• _THE RECORDS_:
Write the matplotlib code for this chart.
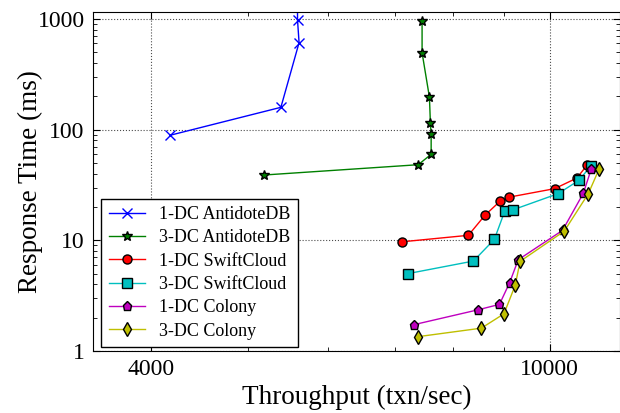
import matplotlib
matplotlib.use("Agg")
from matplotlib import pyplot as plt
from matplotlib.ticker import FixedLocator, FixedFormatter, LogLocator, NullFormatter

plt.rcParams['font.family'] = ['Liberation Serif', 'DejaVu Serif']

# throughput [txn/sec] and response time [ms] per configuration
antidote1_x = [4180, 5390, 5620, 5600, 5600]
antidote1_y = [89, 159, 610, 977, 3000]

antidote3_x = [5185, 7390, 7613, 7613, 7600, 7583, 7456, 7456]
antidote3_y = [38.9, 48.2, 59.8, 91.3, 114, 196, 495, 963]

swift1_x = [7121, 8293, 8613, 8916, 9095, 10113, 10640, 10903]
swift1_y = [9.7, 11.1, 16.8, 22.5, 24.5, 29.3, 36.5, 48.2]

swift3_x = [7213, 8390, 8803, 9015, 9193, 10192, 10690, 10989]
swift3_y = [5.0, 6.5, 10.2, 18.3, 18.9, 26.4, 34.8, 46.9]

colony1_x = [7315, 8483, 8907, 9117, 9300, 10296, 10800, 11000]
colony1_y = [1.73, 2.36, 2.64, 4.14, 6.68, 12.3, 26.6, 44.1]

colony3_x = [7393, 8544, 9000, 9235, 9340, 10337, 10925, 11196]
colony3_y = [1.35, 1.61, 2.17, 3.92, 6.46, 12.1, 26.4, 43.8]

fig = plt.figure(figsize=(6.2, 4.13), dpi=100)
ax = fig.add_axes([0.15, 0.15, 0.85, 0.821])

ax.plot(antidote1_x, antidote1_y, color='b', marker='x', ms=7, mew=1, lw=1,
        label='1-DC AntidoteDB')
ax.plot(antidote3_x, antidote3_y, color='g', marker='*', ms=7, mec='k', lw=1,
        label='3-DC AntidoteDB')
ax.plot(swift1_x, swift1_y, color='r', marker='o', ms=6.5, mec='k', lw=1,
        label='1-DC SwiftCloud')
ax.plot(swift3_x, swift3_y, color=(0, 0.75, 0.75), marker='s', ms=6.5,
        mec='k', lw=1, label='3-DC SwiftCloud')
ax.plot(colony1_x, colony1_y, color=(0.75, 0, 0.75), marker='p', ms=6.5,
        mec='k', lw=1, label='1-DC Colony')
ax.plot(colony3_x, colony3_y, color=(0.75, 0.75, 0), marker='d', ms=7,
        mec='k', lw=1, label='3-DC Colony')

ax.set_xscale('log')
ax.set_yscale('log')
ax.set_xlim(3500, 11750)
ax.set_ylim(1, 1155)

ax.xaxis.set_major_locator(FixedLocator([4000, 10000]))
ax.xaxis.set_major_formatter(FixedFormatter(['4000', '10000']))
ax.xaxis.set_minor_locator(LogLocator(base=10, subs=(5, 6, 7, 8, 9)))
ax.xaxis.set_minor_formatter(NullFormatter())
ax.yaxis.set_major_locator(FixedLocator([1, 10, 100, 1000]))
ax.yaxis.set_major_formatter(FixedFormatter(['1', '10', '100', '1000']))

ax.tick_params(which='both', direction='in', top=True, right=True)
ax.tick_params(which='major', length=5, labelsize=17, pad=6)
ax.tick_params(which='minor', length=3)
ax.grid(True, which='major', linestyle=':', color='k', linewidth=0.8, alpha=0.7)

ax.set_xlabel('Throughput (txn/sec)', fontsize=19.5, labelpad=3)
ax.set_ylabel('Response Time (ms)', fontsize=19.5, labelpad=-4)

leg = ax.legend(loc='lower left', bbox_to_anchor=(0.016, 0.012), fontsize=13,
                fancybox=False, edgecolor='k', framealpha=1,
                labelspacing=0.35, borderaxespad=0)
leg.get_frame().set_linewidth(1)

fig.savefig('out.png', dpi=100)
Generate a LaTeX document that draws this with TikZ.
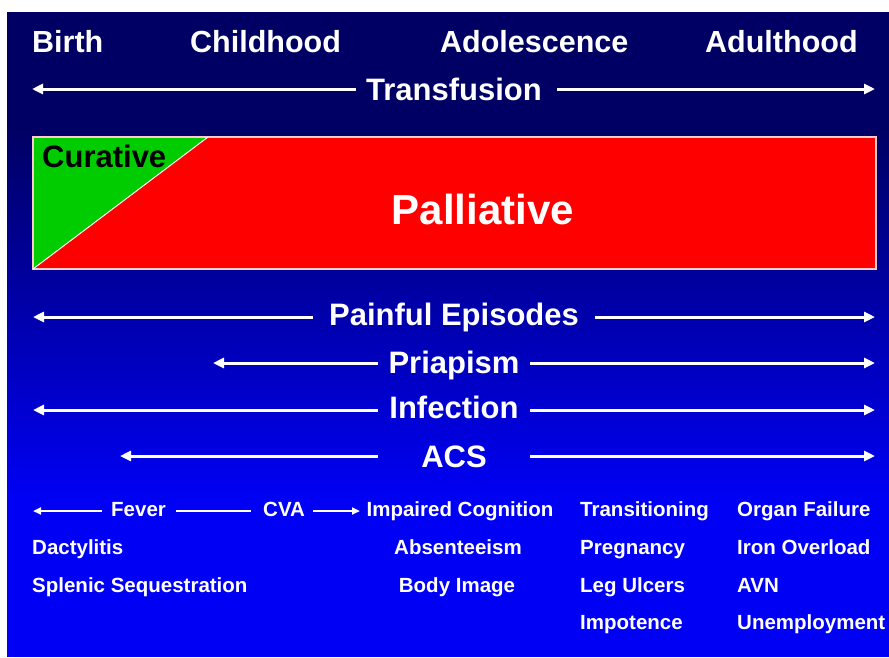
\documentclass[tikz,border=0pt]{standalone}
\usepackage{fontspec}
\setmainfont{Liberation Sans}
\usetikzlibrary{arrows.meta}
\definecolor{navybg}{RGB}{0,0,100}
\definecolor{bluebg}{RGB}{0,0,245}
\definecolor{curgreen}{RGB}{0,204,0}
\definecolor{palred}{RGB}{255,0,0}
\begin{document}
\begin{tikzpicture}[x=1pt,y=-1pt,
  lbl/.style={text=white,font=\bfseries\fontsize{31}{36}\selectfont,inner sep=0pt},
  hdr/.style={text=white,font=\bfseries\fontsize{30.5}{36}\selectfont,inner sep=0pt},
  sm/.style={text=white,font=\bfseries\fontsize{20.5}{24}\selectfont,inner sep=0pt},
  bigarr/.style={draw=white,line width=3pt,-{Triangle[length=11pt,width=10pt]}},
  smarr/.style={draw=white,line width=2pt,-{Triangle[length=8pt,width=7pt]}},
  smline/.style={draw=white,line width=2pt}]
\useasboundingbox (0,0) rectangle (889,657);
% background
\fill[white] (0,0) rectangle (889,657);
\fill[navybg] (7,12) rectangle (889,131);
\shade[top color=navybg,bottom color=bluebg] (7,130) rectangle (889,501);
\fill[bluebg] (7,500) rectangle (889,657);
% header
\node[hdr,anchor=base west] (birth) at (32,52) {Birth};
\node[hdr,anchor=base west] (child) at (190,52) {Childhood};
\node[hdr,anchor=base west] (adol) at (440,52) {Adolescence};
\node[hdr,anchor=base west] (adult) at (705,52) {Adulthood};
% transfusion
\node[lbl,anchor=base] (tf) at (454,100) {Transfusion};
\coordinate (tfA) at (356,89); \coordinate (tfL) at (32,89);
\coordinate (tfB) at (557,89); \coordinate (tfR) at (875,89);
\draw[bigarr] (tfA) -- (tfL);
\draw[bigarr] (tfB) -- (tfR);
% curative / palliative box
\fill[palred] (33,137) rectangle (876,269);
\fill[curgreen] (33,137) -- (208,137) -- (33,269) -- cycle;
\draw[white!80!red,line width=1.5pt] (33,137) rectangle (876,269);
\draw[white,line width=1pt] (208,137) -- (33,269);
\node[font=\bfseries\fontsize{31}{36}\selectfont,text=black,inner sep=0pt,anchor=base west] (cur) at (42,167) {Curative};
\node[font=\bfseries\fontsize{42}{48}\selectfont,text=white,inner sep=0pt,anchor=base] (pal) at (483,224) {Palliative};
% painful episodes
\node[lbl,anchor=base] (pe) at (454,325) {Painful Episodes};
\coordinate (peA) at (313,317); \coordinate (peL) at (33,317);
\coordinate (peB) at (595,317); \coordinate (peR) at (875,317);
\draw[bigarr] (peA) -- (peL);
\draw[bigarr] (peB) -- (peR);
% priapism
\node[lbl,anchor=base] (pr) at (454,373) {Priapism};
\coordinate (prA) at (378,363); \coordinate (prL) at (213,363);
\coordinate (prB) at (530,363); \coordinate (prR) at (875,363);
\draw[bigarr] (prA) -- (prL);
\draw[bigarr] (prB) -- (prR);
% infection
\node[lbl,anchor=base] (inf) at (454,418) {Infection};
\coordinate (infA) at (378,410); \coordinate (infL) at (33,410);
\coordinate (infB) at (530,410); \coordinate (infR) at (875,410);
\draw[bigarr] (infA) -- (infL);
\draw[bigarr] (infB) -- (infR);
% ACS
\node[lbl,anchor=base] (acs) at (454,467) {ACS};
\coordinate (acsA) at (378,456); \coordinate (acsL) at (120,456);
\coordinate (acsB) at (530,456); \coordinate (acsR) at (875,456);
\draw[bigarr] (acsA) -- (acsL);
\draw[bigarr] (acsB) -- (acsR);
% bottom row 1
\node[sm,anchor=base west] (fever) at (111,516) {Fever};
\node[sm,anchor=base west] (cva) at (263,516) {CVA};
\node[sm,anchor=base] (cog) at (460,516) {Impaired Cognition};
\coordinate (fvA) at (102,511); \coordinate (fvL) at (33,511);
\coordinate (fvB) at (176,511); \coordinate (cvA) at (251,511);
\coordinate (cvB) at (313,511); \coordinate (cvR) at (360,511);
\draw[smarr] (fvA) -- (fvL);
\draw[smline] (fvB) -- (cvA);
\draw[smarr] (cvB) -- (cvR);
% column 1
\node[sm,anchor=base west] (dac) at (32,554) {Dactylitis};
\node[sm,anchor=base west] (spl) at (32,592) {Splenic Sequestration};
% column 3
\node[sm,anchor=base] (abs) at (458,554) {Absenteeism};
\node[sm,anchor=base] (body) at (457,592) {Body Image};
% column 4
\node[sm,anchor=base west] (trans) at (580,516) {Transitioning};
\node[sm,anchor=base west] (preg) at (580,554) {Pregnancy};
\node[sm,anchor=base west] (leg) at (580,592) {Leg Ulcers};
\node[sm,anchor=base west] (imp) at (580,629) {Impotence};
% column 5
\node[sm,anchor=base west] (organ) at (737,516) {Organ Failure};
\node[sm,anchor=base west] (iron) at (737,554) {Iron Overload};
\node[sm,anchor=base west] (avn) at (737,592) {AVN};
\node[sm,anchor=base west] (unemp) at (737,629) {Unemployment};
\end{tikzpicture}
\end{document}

• _TASK_: Pull out all lines from the entries above that include the word "this".

• _RESULT OF THE TASK_:
Write the matplotlib code for this chart.
Generate a LaTeX document that draws this with TikZ.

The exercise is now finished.